A nicely refurbished old hotel “Polana”, in the centre of Maputo, is a world
of its own, where the smell of snuff mixes still with the sweet heady scent
of Port wine, just arrived on a sailing boat from Lisbon. In the refurbished
mahogany lounges the fustiness of past centuries still fills the air,
reminiscent of the glorious colonial past. I like this feeling and enjoy it
while I drink this very Port which transports me to the past. Yet, outside
is a different reality, developed through the fight for independence and
then in a long and dreadful civil war.
The new Maputo is gradually getting the look and feel of a modern city,
while the gigantic canvasses with motifs from African life decorate the
city’s interminably long beaches, hiding numerous little restaurants with
excellent seafood and even better Portuguese wines. Beautiful and enchanting
mulatto women graciously scatter baby crabs with their feet, moving on the
sand in a rhythm which is not samba, but sounds like a samba with higher
tones of African ethno sound.
As you go further North and deeper into the tropics, the nature is even more
beautiful and captivating, especially in one of the prettiest regions – the
Bazaruto archipelago. Long sandy beaches are interspersed with lagoons,
coral reefs and fishermen’s settlements where you can see old houses from
the time of colonial landowners, an occasional faded parochial church or a
mosque.
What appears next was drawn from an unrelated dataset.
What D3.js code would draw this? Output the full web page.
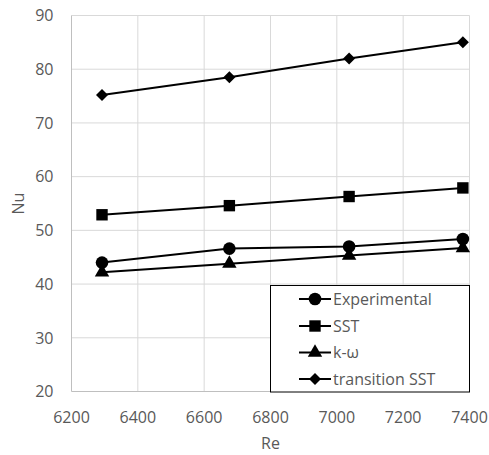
<!DOCTYPE html>
<html>
<head>
<script src="https://d3js.org/d3.v7.min.js"></script>
<style>
  body { margin: 0; background: #fff; }
  text { font-family: 'Open Sans', sans-serif; fill: #595959; }
</style>
</head>
<body>
<svg id="chart"></svg>
<script>
// data
var reValues = [6292, 6676, 7037, 7380];
var experimental = [44.0, 46.6, 47.0, 48.4];
var sst = [52.9, 54.6, 56.3, 57.9];
var kOmega = [42.2, 43.8, 45.3, 46.7];
var transitionSst = [75.2, 78.5, 82.0, 85.0];
var seriesNames = ["Experimental", "SST", "k-\u03c9", "transition SST"];
var xTicks = [6200, 6400, 6600, 6800, 7000, 7200, 7400];
var yTicks = [20, 30, 40, 50, 60, 70, 80, 90];

var W = 489, H = 455;
var plotLeft = 71.5, plotRight = 469.5, plotTop = 15.5, plotBottom = 391.5;

var svg = d3.select("#chart").attr("width", W).attr("height", H);

var x = d3.scaleLinear().domain([6200, 7400]).range([plotLeft, plotRight]);
var y = d3.scaleLinear().domain([20, 90]).range([plotBottom, plotTop]);

// gridlines
svg.append("g").selectAll("line").data(xTicks.slice(1)).enter().append("line")
  .attr("x1", d => x(d)).attr("x2", d => x(d))
  .attr("y1", plotTop).attr("y2", plotBottom)
  .attr("stroke", "#d9d9d9").attr("stroke-width", 1);
svg.append("g").selectAll("line").data(yTicks.slice(1)).enter().append("line")
  .attr("x1", plotLeft).attr("x2", plotRight)
  .attr("y1", d => y(d)).attr("y2", d => y(d))
  .attr("stroke", "#d9d9d9").attr("stroke-width", 1);

// axis lines
svg.append("line").attr("x1", plotLeft).attr("x2", plotLeft).attr("y1", plotTop).attr("y2", plotBottom)
  .attr("stroke", "#bfbfbf");
svg.append("line").attr("x1", plotLeft).attr("x2", plotRight).attr("y1", plotBottom).attr("y2", plotBottom)
  .attr("stroke", "#bfbfbf");

// tick labels
svg.append("g").selectAll("text").data(yTicks).enter().append("text")
  .attr("x", plotLeft - 18).attr("y", d => y(d)).attr("dy", "0.36em")
  .attr("text-anchor", "end").style("font-size", "16px")
  .text(d => d);
svg.append("g").selectAll("text").data(xTicks).enter().append("text")
  .attr("x", d => x(d)).attr("y", plotBottom + 26).attr("dy", "0.36em")
  .attr("text-anchor", "middle").style("font-size", "16px")
  .text(d => d);

svg.append("text").attr("x", (plotLeft + plotRight) / 2).attr("y", 443).attr("dy", "0.36em")
  .attr("text-anchor", "middle").style("font-size", "16px").text("Re");
svg.append("text").attr("transform", "translate(18," + ((plotTop + plotBottom) / 2) + ") rotate(-90)")
  .attr("dy", "0.36em").attr("text-anchor", "middle").style("font-size", "16px").text("Nu");

// square diamond (rotated square) like the spreadsheet marker
var squareDiamond = {
  draw: function (ctx, size) {
    var r = Math.sqrt(size / 2);
    ctx.moveTo(0, -r); ctx.lineTo(r, 0); ctx.lineTo(0, r); ctx.lineTo(-r, 0); ctx.closePath();
  }
};
var symbols = [
  d3.symbol().type(d3.symbolCircle).size(125),
  d3.symbol().type(d3.symbolSquare).size(130),
  d3.symbol().type(d3.symbolTriangle).size(90),
  d3.symbol().type(squareDiamond).size(72)
];
var allSeries = [experimental, sst, kOmega, transitionSst];

var line = d3.line().x((d, i) => x(reValues[i])).y(d => y(d));

allSeries.forEach(function (vals, s) {
  svg.append("path").datum(vals).attr("d", line)
    .attr("fill", "none").attr("stroke", "#000").attr("stroke-width", 2);
  svg.append("g").selectAll("path").data(vals).enter().append("path")
    .attr("d", symbols[s])
    .attr("transform", (d, i) => "translate(" + x(reValues[i]) + "," + y(d) + ")")
    .attr("fill", "#000");
});

// legend
var lg = svg.append("g");
lg.append("rect").attr("x", 270.5).attr("y", 285.5).attr("width", 199).attr("height", 106.5)
  .attr("fill", "#fff").attr("stroke", "#000").attr("stroke-width", 1);
var legendY = [299, 326, 352.5, 379];
seriesNames.forEach(function (name, s) {
  var g = lg.append("g").attr("transform", "translate(0," + legendY[s] + ")");
  g.append("line").attr("x1", 299).attr("x2", 331).attr("stroke", "#000").attr("stroke-width", 2);
  g.append("path").attr("d", symbols[s]).attr("transform", "translate(315,0)").attr("fill", "#000");
  g.append("text").attr("x", 333).attr("dy", "0.36em").style("font-size", "16px").text(name);
});
</script>
</body>
</html>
Ilha de Moçambique is an island in the North, rich in cultural and
historical heritage and abundant in old sites; it is also on UNESCO’s World
Heritage list and it resembles the neighbouring Zanzibar. A mild Islamic
influence makes this part of the world really unique, as it discreetly
intertwines with the Catholic one. It seems that various faiths are not as
important here as being relaxed, enjoying quiet but rhythmical music and the
old Portuguese feeling of saudade, whose meaning is untranslatable but has
to do with all those things around love and suffering.